One of the things that many statistics students struggle with is on the quest to find the right analysis. While this should be praised, the hard reality is that in many situations, there isn’t one right analysis.
If you take a look at a textbook, for example, you will see that they only tend to show ideal situations and the right analysis. They can even be seen as cookbooks. You just need to follow the steps and to get the perfect meal. However, real data analysis is completely different. In fact, it rarely fits that ideal. And this is what makes data analysis so tough.
The truth is that with real data analysis, you need to keep in mind many different contextual factors.

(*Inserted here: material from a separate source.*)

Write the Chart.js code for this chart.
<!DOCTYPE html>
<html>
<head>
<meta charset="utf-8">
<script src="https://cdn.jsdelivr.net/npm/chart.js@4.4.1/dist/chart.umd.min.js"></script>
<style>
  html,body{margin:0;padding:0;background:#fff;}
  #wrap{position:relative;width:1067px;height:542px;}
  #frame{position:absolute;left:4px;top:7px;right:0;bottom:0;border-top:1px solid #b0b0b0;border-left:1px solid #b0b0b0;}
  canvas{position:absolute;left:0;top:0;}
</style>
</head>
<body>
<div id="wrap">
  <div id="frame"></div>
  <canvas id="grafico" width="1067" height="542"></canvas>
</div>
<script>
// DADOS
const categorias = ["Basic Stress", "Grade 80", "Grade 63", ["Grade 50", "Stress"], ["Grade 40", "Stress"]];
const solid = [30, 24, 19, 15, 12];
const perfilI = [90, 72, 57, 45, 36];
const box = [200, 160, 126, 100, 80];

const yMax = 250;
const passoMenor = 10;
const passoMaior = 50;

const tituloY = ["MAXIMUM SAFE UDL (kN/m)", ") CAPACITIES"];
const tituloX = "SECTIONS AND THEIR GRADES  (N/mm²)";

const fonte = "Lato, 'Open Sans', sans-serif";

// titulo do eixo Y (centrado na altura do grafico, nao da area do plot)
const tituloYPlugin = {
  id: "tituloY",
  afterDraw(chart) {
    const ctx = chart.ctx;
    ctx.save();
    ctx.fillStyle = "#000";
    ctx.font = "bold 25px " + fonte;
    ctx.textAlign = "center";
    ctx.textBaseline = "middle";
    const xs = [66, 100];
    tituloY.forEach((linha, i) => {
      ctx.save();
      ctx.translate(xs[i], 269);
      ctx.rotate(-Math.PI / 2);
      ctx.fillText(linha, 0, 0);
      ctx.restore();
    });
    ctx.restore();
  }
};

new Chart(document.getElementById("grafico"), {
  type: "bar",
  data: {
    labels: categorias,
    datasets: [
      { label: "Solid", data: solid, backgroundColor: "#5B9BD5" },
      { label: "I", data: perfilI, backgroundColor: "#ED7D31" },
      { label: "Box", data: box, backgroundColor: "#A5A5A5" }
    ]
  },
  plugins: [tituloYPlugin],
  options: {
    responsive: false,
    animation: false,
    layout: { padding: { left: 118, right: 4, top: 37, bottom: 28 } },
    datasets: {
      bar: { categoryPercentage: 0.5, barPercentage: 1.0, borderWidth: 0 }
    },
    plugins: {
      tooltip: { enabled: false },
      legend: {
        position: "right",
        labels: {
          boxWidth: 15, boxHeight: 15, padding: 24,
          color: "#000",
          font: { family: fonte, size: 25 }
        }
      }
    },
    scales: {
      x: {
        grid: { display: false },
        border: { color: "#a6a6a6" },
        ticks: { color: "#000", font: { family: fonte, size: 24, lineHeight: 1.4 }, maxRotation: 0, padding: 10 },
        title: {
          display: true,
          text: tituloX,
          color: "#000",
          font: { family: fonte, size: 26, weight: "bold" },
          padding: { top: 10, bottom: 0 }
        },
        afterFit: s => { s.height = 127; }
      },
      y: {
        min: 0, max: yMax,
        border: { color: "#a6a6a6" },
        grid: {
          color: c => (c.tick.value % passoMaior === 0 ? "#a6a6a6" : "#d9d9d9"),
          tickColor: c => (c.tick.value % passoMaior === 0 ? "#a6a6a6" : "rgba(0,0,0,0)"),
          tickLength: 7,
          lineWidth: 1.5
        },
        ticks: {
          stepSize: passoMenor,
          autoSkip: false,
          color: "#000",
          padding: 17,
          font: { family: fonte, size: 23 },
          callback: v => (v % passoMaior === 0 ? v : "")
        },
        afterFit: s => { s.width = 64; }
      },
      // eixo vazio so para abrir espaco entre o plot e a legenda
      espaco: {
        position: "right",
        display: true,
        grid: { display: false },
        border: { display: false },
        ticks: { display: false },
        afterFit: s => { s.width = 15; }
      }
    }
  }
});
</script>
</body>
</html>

After all, you have your research question, the types of variables, the design, and even the data issues that need to come all together to do the best analysis you have available to you.
While you may have more control over what you have to work with when you are involved in the planning and execution of the data collection, your control also has a limit. And of course, sometimes you do everything right and things don’t go as you expected.
It’s not wrong to run an imperfect analysis as long as you’re transparent about its weaknesses. It doesn’t mean there is a better analysis out there.
Your job is to do the best analysis you can based on what you have to work with.
A Simple Example
Let’s take a look at a quick example so that you can fully understand what we mean here. Imagine that you have a dependent variable in the form of a rate. Imagine that it was the number of sales per employee. It was highly skewed. The unit of analysis was the sales office.
The best way to analyze these is with a count model – usually a Poisson or a negative binomial regression. Situations like this fit their assumptions. In case you don’t know, count models assume a skewed distribution of Y|X and the higher variance at higher means. In addition, they can include the number of employees as an exposure variable and will only give positive predicted values.
The problem is that count models require the dependent variable to be a count (number of sales). So, we have to separate the exposure variable (number of employees). The model will combine them into a rate.
But whoever collected these data combined these into a rate already. They didn’t keep the original variables. So the ideal analysis was just out of reach.
So, what could you do in this situation?
In our opinion, the best option would be a log transformation and a linear model instead. While it’s not ideal, this approach should mitigate issues with skew and non-constant variance. It can give a reasonable answer to the research question.
It’s important that the researcher describes in detail what he did and the possible biases and assumption violations this analysis introduces so that the reader can make their own inferences.